As the end of the year approaches and the academic stakes rise, WHS students prepare for final exams with pressure on their shoulders. I believe it’s important that we ask the question: Is all the stress worth it? Personally, I think that final exams should be abolished in high school and be replaced with other methods of assessing learning, such as projects that create more variety and consistency for every student. Exams can cause increased stress, short-term retention versus in-depth understanding, and an inaccurate reflection of at least some students’ true comprehension.
Over 20 years ago, final exams were not a part of the curriculum at WHS, and the school only decided to implement them because of graduates who provided feedback about their transitions to college.
“[Finals] grew directly out of feedback received from recent Weston High School graduates who reported, for several years in a row, that they felt that their WHS education had prepared them well for college in most areas, but that they were ‘totally unprepared’ – their words – for the experience of final exams at the college level,” said health and wellness department director Mitch Finnegan, who was part of the leadership team at the time.
Based on this feedback, the principal and curriculum leaders decided to add final exams to the WHS curriculum. These tests used to be worth up to 20% of students’ final grade, and while that has been reduced to 10% maximum now, these tests still add an unnecessary amount of stress to the end of the year. I believe final exams should come in the form of alternate methods of evaluation with lower stakes, while creating options for a wide range of learning preferences. These changes would avoid the repetition of a stressful exam period at the end of each year of high school.
Some teachers are already moving away from final exams as the final assessment of the year.
“This year in my chemistry class we are doing a project instead of an exam, which I like because I prefer project-based learning,” junior Gracyn Summersgill said.
I agree with Summersgill, and I also think that a well-planned project can still offer the chance to demonstrate what students have learned during the year. Some students have ideas of what this option might look like that I find intriguing.
“I would suggest a project that can only be completed by applying methods that have been learned throughout the entire year,” freshman Noah DeBouter said. “Teachers could gather up all the main topics from the year and create a complex project that students will have as much time as they need to work on.”
Finals can be tough because they require memorizing and understanding every topic from throughout the year, which can lead to outcomes that don’t truly demonstrate how much a student has learned.
“I think with any sort of testing in general, it is hard to evaluate how much people know,” freshman Isaiah Mwebeiha said. “A final contains every topic you’ve done all throughout the year, and that means you have to memorize and understand every single thing, which I believe is an issue.”

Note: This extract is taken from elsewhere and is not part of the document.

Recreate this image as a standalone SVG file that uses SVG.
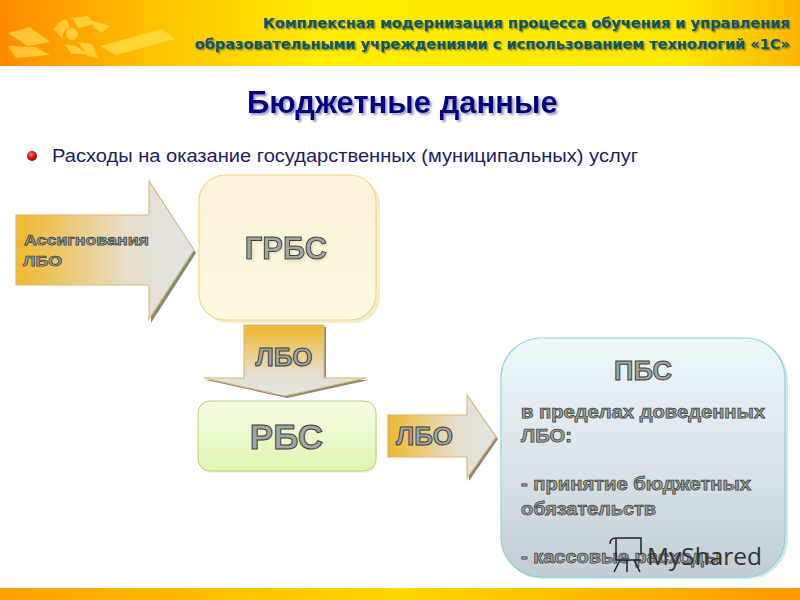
<svg xmlns="http://www.w3.org/2000/svg" width="800" height="600" viewBox="0 0 800 600">
<style>
.o{font-family:"Liberation Sans",Arial,sans-serif;font-weight:700;fill:#a2a6a3;stroke:#3c4140;stroke-width:1px}
.s{stroke-width:.75px}
.h{font-family:"DejaVu Sans",Verdana,sans-serif;font-weight:700;font-size:14.5px;fill:#11555f;stroke:#11555f;stroke-width:.25px}
.ar{stroke:#d9b878;stroke-width:1.1}
.sh{fill:#7d7258;opacity:.85}
</style>
<defs>
<linearGradient id="band" x1="0" x2="1" y1="0" y2="0"><stop offset="0" stop-color="#ff8a00"/><stop offset=".2" stop-color="#ffc400"/><stop offset=".4" stop-color="#ffec00"/><stop offset=".85" stop-color="#ffe800"/><stop offset="1" stop-color="#ffb400"/></linearGradient>
<linearGradient id="foot" x1="0" x2="1" y1="0" y2="0"><stop offset="0" stop-color="#ffa000"/><stop offset=".5" stop-color="#ffd800"/><stop offset="1" stop-color="#ff9800"/></linearGradient>
<linearGradient id="ah" x1="0" x2="1" y1="0" y2="0"><stop offset="0" stop-color="#efb92c"/><stop offset=".65" stop-color="#e6dfd0"/><stop offset="1" stop-color="#e4e4e4"/></linearGradient>
<linearGradient id="av" x1="0" x2="0" y1="0" y2="1"><stop offset="0" stop-color="#efb92c"/><stop offset=".7" stop-color="#e6dfd0"/><stop offset="1" stop-color="#e4e4e4"/></linearGradient>
<linearGradient id="g1" x1="0" x2="0" y1="0" y2="1"><stop offset="0" stop-color="#fbf3da"/><stop offset="1" stop-color="#fdf9e0"/></linearGradient>
<linearGradient id="g2" x1="0" x2="0" y1="0" y2="1"><stop offset="0" stop-color="#f6fde8"/><stop offset="1" stop-color="#def6b0"/></linearGradient>
<linearGradient id="g3" x1="0" x2="0" y1="0" y2="1"><stop offset="0" stop-color="#eef9fc"/><stop offset=".5" stop-color="#dbe5ea"/><stop offset="1" stop-color="#c0cdd4"/></linearGradient>
<radialGradient id="ball" cx=".4" cy=".35" r=".7"><stop offset="0" stop-color="#ff8080"/><stop offset=".5" stop-color="#e01010"/><stop offset="1" stop-color="#801010"/></radialGradient>
<filter id="ts" x="-5%" y="-30%" width="110%" height="170%"><feDropShadow dx="2" dy="2" stdDeviation="1.3" flood-color="#8080b0" flood-opacity=".8"/></filter>
<filter id="hs" x="-5%" y="-30%" width="110%" height="170%"><feDropShadow dx="1.5" dy="1.5" stdDeviation=".6" flood-color="#7a7a20" flood-opacity=".7"/></filter>
<filter id="os" x="-10%" y="-30%" width="125%" height="170%"><feDropShadow dx="2" dy="2" stdDeviation="1.2" flood-color="#e8e0c0" flood-opacity=".9"/></filter>
</defs>

<g id="header">
<rect width="800" height="66" fill="url(#band)"/>
<g fill="#ffe65a" opacity=".6">
<path d="M8 33 L30 27 L50 42 L28 46Z"/><path d="M8 46 L36 47 L50 55 L16 58Z"/>
<circle cx="72" cy="34" r="6"/><path d="M54 30 Q57 22 66 19 L70 27 Q64 29 62 38Z"/><path d="M72 18 L88 16 L94 24 L78 28Z"/><path d="M90 20 L110 26 L102 32 L94 28Z"/>
<path d="M64 44 L76 46 L88 54 L72 54Z"/><path d="M78 42 L92 44 L98 58 L88 56Z"/>
<path d="M100 46 L162 29 L175 39 L116 55Z"/>
</g>
<text class="h" filter="url(#hs)" x="263" y="28" textLength="527" lengthAdjust="spacingAndGlyphs">Комплексная модернизация процесса обучения и управления</text>
<text class="h" filter="url(#hs)" x="195" y="49" textLength="595" lengthAdjust="spacingAndGlyphs">образовательными учреждениями с использованием технологий «1С»</text>
</g>
<rect id="footer" y="588" width="800" height="12" fill="url(#foot)"/>

<g id="title">
<text filter="url(#ts)" x="247" y="113" font-family="Liberation Sans, Arial, sans-serif" font-weight="700" font-size="31" fill="#000080">Бюджетные данные</text>
</g>
<g id="bullet">
<circle cx="32" cy="156" r="5" fill="url(#ball)"/>
<text x="52" y="162" font-family="Liberation Sans, Arial, sans-serif" font-size="17.500" textLength="586" lengthAdjust="spacingAndGlyphs" fill="#1c1c66">Расходы на оказание государственных (муниципальных) услуг</text>
</g>

<g id="connectors">
<g id="arrow-assign">
<path class="sh" d="M18 288 H151 V323 L196 253 L151 184 V288Z"/>
<path class="ar" fill="url(#ah)" d="M16 215 H149 V181 L194 250 L149 319 V285 H16Z"/>
<text class="o s" x="24" y="245" font-size="15.5" textLength="125" lengthAdjust="spacingAndGlyphs">Ассигнования</text>
<text class="o s" x="23" y="266" font-size="15.5" textLength="39" lengthAdjust="spacingAndGlyphs">ЛБО</text>
</g>
<g id="arrow-down">
<path class="sh" d="M246 327 H326 V380 H369 L287 398 L206 380 H246Z"/>
<path class="ar" fill="url(#av)" d="M244 325 H324 V378 H366 L285 396 L204 378 H244Z"/>
<text class="o" x="284" y="366" text-anchor="middle" font-size="26">ЛБО</text>
</g>
<g id="arrow-right">
<path class="sh" d="M390 460 H469 V481 L498 439 L469 398 V460Z"/>
<path class="ar" fill="url(#ah)" d="M388 415 H467 V395 L496 437 L467 478 V457 H388Z"/>
<text class="o" x="424.500" y="445" text-anchor="middle" font-size="26">ЛБО</text>
</g>
</g>

<g id="node-grbs">
<rect x="202" y="178" width="178" height="145" rx="26" fill="#eee4c0" opacity=".7"/>
<rect x="199" y="175" width="177" height="145" rx="26" fill="url(#g1)" stroke="#f5d77a" stroke-width="1.2"/>
<text class="o" filter="url(#os)" x="286" y="259" text-anchor="middle" font-size="31">ГРБС</text>
</g>
<g id="node-rbs">
<rect x="199" y="403" width="178" height="70" rx="12" fill="#e8f6c0" opacity=".7"/>
<rect x="198" y="401" width="178" height="70" rx="12" fill="url(#g2)" stroke="#b8d078" stroke-width="1"/>
<text class="o" x="286.500" y="449" text-anchor="middle" font-size="35">РБС</text>
</g>
<g id="node-pbs">
<rect x="503" y="340" width="285" height="239" rx="40" fill="#bcd0d8" opacity=".6"/>
<rect x="501" y="338" width="284" height="239" rx="40" fill="url(#g3)" stroke="#8fd0d8" stroke-width="1.2"/>
<text class="o" x="643" y="380" text-anchor="middle" font-size="27">ПБС</text>
<text class="o s" x="521" y="418" font-size="18" textLength="244" lengthAdjust="spacingAndGlyphs">в пределах доведенных</text>
<text class="o s" x="521" y="442" font-size="18" textLength="51" lengthAdjust="spacingAndGlyphs">ЛБО:</text>
<text class="o s" x="521" y="490" font-size="18" textLength="230" lengthAdjust="spacingAndGlyphs">- принятие бюджетных</text>
<text class="o s" x="521" y="515" font-size="18" textLength="135" lengthAdjust="spacingAndGlyphs">обязательств</text>
<text class="o s" x="521" y="563" font-size="18" textLength="200" lengthAdjust="spacingAndGlyphs">- кассовые расходы</text>
</g>

<g id="watermark" fill="none" stroke="#222" stroke-width="1.5">
<path d="M610 544 Q610 538 616 538 H641 V554 M616 538 V560 H641 M620 560 L614 572 M627 560 V572 M634 560 L640 572"/>
<text x="647" y="565" font-family="Open Sans, sans-serif" font-size="24" textLength="115" lengthAdjust="spacingAndGlyphs" fill="#333" stroke="none">MyShared</text>
</g>
</svg>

Kimo Carter, assistant superintendent for teaching and learning, recognizes that creating an exam that achieves the goals of accurate assessment of students’ understanding is challenging.
“Some exams could restrict the students’ ability to show what they’ve learned throughout the year,” Carter said. “If they are too narrow and count for too much, then there’s a problem because there might be other ways that a student could demonstrate their understanding that the teacher doesn’t get.”
Another very important part of final exams is for the school as a whole to maintain some consistency. While most teachers grade the final exam as a separate 10% of the yearlong grade, some teachers incorporate the final exam into the fourth quarter grade. While I understand that teachers should be able to assess their students the way that they see fit, this varied practice creates an inconsistency in the grading system. Creating final exams that fairly assess students is not simple, I realize, but when the tests themselves and how they are counted toward a grade vary a lot, the outcomes can be less reliable. Removing the exam aspect as a whole would remove all of the created confusion, and it seems that at least some educators agree.
“I believe that most high school teachers don’t see these as essential assessment tools for their curriculum or instruction at this level, but that we do feel we have to make every effort to prepare our students fully for the college experience,” said Finnegan.
I agree that preparing students for college expectations is important, but changing this evaluation system to be more varied and lower-stakes would help prepare the students while reducing overall stress.
Ultimately, exams as part of finals should be completely removed, and an obvious solution would be to create more options of how students are evaluated instead of a final exam, as the cons of exams overweigh the pros. This approaches the issues of inconsistency, narrow evaluation, and stress, which all affect students very negatively.